Jika kamu pernah berjalan malam di sepanjang Jalan Malioboro, pasti tahu betul betapa hidupnya suasana di sana. Musik angklung bersahut-sahutan, pedagang kaki lima berjejer menjajakan dagangan, dan para wisatawan lokal maupun mancanegara sibuk berfoto di tengah keramaian. Tapi di tengah hiruk pikuk itu, ada satu kenikmatan kecil yang seringkali luput dari sorotan—semangkuk wedang ronde yang hangat dan menenangkan.
Malam itu saya menyusuri Malioboro setelah seharian penuh menjelajahi tempat-tempat wisata di Yogyakarta. Kaki terasa pegal, dan udara malam mulai menusuk. Tak jauh dari gerobak penjual bakpia, terlihat sebuah lampu temaram dari sebuah gerobak sederhana bertuliskan “Wedang Ronde Asli Jogja”. Saya mendekat, tertarik oleh aroma jahe yang menyeruak hangat di udara.
Penjualnya, seorang bapak paruh baya dengan senyum ramah, menyapa saya sambil menyiapkan mangkuk. Saya pun duduk di bangku plastik yang disediakan, menyaksikan beliau menuangkan kuah jahe panas ke atas campuran ronde—bola-bola kecil kenyal berisi kacang tanah—ditambah potongan roti tawar, kolang-kaling, dan kacang sangrai. Dalam hitungan menit, mangkuk wedang ronde pun siap dinikmati.
Saat suapan pertama menyentuh lidah, rasa hangat dan pedas dari jahe langsung mengalir ke tenggorokan. Ronde-nya lembut dan manis, dengan sensasi menggigit dari isian kacang yang gurih. Kolang-kaling menambahkan tekstur kenyal, sementara potongan roti menyerap kuah jahe, menciptakan kombinasi rasa dan tekstur yang khas. Rasanya bukan hanya menghangatkan badan, tapi juga hati—apalagi diiringi suasana Malioboro yang penuh kenangan.
Wedang ronde memang bukan minuman baru. Minuman ini sudah dikenal sejak lama sebagai bagian dari budaya kuliner Jawa, terutama di malam hari. Asalnya dari Tiongkok dengan nama tangyuan, kemudian diadaptasi ke budaya lokal menjadi wedang ronde. Bedanya, wedang ronde di Jawa lebih kaya campuran dan disajikan dengan kuah jahe yang kuat, sangat cocok untuk iklim tropis yang kadang bisa cukup dingin di malam hari.
Yang membuat wedang ronde di Malioboro terasa spesial adalah suasananya. Duduk di pinggir jalan, di bawah kerlap-kerlip lampu toko dan denting suara musisi jalanan, sambil menyeruput kuah hangat, menciptakan momen yang sulit ditandingi. Rasanya tidak ada restoran mahal yang bisa menandingi kenyamanan sederhana seperti ini.
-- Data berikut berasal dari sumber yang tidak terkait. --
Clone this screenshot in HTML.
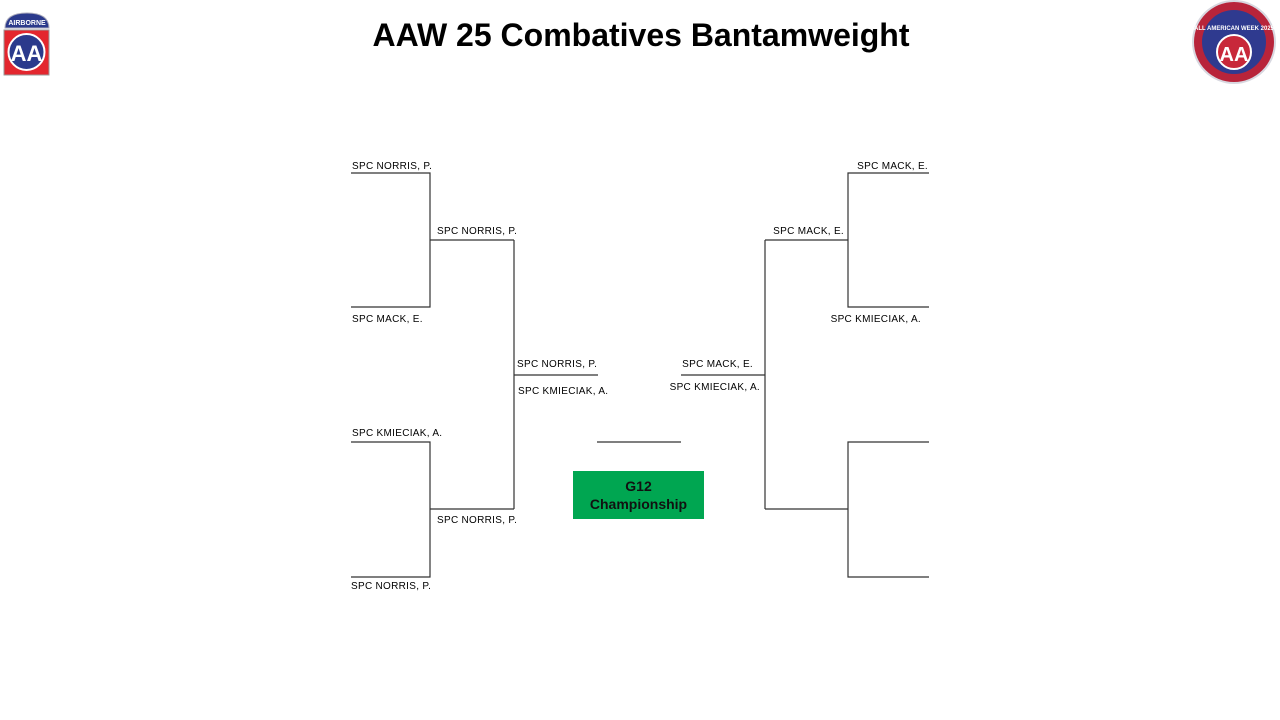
<!DOCTYPE html>
<html><head><meta charset="utf-8"><style>
html,body{margin:0;padding:0;background:#fff;}
svg{display:block;}
text{font-family:"Liberation Sans",Arial,sans-serif;}
</style></head><body>
<svg width="1280" height="720" viewBox="0 0 1280 720" xmlns="http://www.w3.org/2000/svg">
<rect width="1280" height="720" fill="#fff"/>
<text x="641" y="46" text-anchor="middle" font-size="32" font-weight="bold" fill="#000">AAW 25 Combatives Bantamweight</text>

<g>
<path d="M5 28 Q5 13 27 13 Q49 13 49 28 Z" fill="#2b3a8c" stroke="#aab" stroke-width="1"/>
<text x="27" y="25" text-anchor="middle" font-size="7" font-weight="bold" fill="#fff">AIRBORNE</text>
<rect x="4" y="30" width="45" height="45" fill="#e3262e" stroke="#999" stroke-width="1"/>
<circle cx="26.5" cy="52" r="18" fill="#2b3a8c" stroke="#fff" stroke-width="2"/>
<text x="26.5" y="61" text-anchor="middle" font-size="22" font-weight="bold" fill="#fff">AA</text>
</g>

<g>
<circle cx="1234" cy="42" r="42" fill="#d8d8e0"/>
<circle cx="1234" cy="42" r="40" fill="#b8243a"/>
<circle cx="1234" cy="42" r="32" fill="#2f3a8f"/>
<circle cx="1234" cy="52" r="17" fill="#c8283a" stroke="#fff" stroke-width="2"/>
<text x="1234" y="61" text-anchor="middle" font-size="20" font-weight="bold" fill="#fff">AA</text>
<text x="1234" y="30" text-anchor="middle" font-size="6" font-weight="bold" fill="#fff">ALL AMERICAN WEEK 2025</text>
</g>

<g stroke="#333" stroke-width="1.2" fill="none">
<path d="M351 173H430V307H351"/>
<path d="M430 240H514"/>
<path d="M351 442H430V577H351"/>
<path d="M430 509H514"/>
<path d="M514 240V509"/>
<path d="M514 375H598"/>
<path d="M597 442H681"/>
<path d="M929 173H848V307H929"/>
<path d="M848 240H765"/>
<path d="M929 442H848V577H929"/>
<path d="M848 509H765"/>
<path d="M765 240V509"/>
<path d="M765 375H681"/>
</g>

<g font-size="10" fill="#000" letter-spacing="0.3">
<text x="352" y="169">SPC NORRIS, P.</text>
<text x="437" y="234">SPC NORRIS, P.</text>
<text x="352" y="322">SPC MACK, E.</text>
<text x="352" y="436">SPC KMIECIAK, A.</text>
<text x="437" y="523">SPC NORRIS, P.</text>
<text x="351" y="589">SPC NORRIS, P.</text>
<text x="517" y="367">SPC NORRIS, P.</text>
<text x="518" y="394">SPC KMIECIAK, A.</text>
<text x="928" y="169" text-anchor="end">SPC MACK, E.</text>
<text x="844" y="234" text-anchor="end">SPC MACK, E.</text>
<text x="921" y="322" text-anchor="end">SPC KMIECIAK, A.</text>
<text x="753" y="367" text-anchor="end">SPC MACK, E.</text>
<text x="760" y="390" text-anchor="end">SPC KMIECIAK, A.</text>
</g>

<rect x="573" y="471" width="131" height="48" fill="#00a651"/>
<text x="638.5" y="491" text-anchor="middle" font-size="14" font-weight="bold" fill="#111">G12</text>
<text x="638.5" y="509" text-anchor="middle" font-size="14" font-weight="bold" fill="#111">Championship</text>
</svg>
</body></html>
Menariknya, satu mangkuk wedang ronde hanya dibanderol sekitar 8.000 hingga 12.000 rupiah, tergantung isi dan lokasi penjual. Sangat terjangkau, bahkan untuk kantong backpacker. Tak heran jika wedang ronde menjadi salah satu pilihan kuliner malam favorit para wisatawan.
Beberapa gerobak wedang ronde yang terkenal di Malioboro bahkan sudah berjualan turun-temurun. Mereka tidak hanya menjual makanan, tetapi juga membawa cerita dan warisan rasa dari generasi ke generasi. Bagi wisatawan yang mencari pengalaman otentik, ini adalah salah satu yang wajib dicoba.
Setelah menghabiskan mangkuk saya, saya merasa lebih rileks. Rasa lelah dari perjalanan hari itu seakan menguap bersama uap jahe yang hangat. Saya melanjutkan langkah di sepanjang Malioboro, tapi kali ini dengan senyum yang lebih lebar dan langkah yang lebih ringan.
Malioboro selalu menawarkan lebih dari sekadar belanja dan foto-foto. Ia adalah tempat di mana pengalaman kecil, seperti menyeruput wedang ronde hangat, bisa menjadi momen yang membekas lama dalam ingatan. Jika suatu saat kamu berkunjung ke Jogja, jangan lupa luangkan waktu sejenak untuk menikmati wedang ronde malam-malam di Malioboro. Karena di situlah kamu akan menemukan hangatnya Jogja, dalam satu cangkir sederhana.